St. Andrew's had a reputation for being Anglo-Catholic in its worship style. In 1932 Canon Hawtrey Enraght came to St. Margaret's and undertook to replace the existing corrugated iron building by the building that remains - which is actually made of red brick as you said. It was dedicated on May 13th 1934 and as you know its aspect was changed to East-West. The church had to be rendered (unfortunately in grey) because the red brick is extremely bad quality and porous and the mortar appears to have been made with sand taken from the beach - and therefore contains salt - which has made it crumbly. The render is therefore there to protect the brickwork from the rain. I personally would love to paint it - grey is not a good colour for a church in my view.On the inside the church was also red brick and the current interior is plasterboard placed over the inside of the church at the same time as the render for the same reasons.

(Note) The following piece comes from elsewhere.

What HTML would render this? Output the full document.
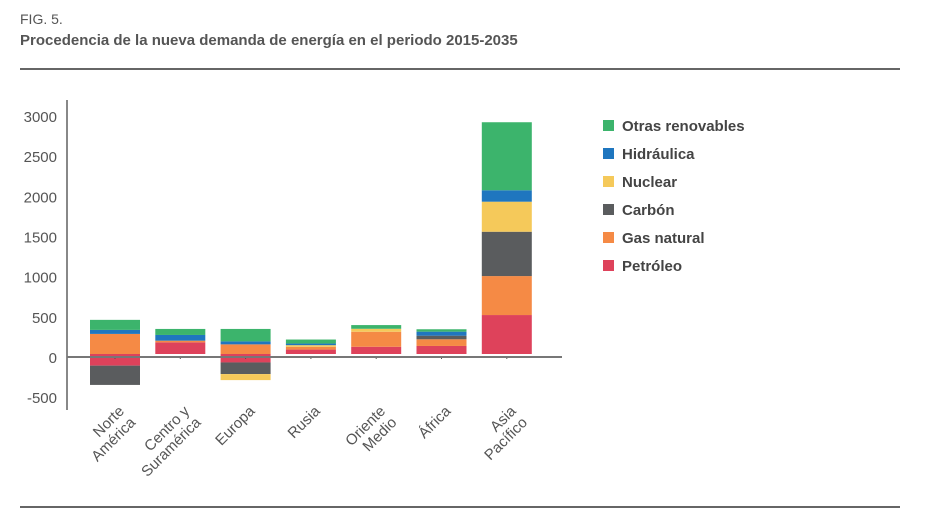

The window shape is original although the windows had to be replaced owing to rust and vandalism. We had hoped to put some kind of stained glass in the two windows at the East end but were unable to agree a design with the Norwich DAC. Who knows what will happen in the future? During the 1960s St. Andrew's became part of the parish of St. John's and much of the Anglo-Catholic aspects of its worship were discontinued and removed. It became "Low" in its style which is its continuing tradition today as a separate parish.

Mortlock thought the forest of light fittings discordant, but I thought them very good, like a crown of thorns above the nave. But if you want to see them you will have to hurry, because this successful church community has big plans. I saw them up on the wall as I stepped into the porch. Over the next couple of years, the church will be completely rebuilt, not only to provide a church suited to the 21st Century, but a resource for the local community. When I came here in 2000 I reported then that, in a town not short of understated modern churches, St Andrew obviously had a strong place in its local community, and I liked it for that. It continues to be true.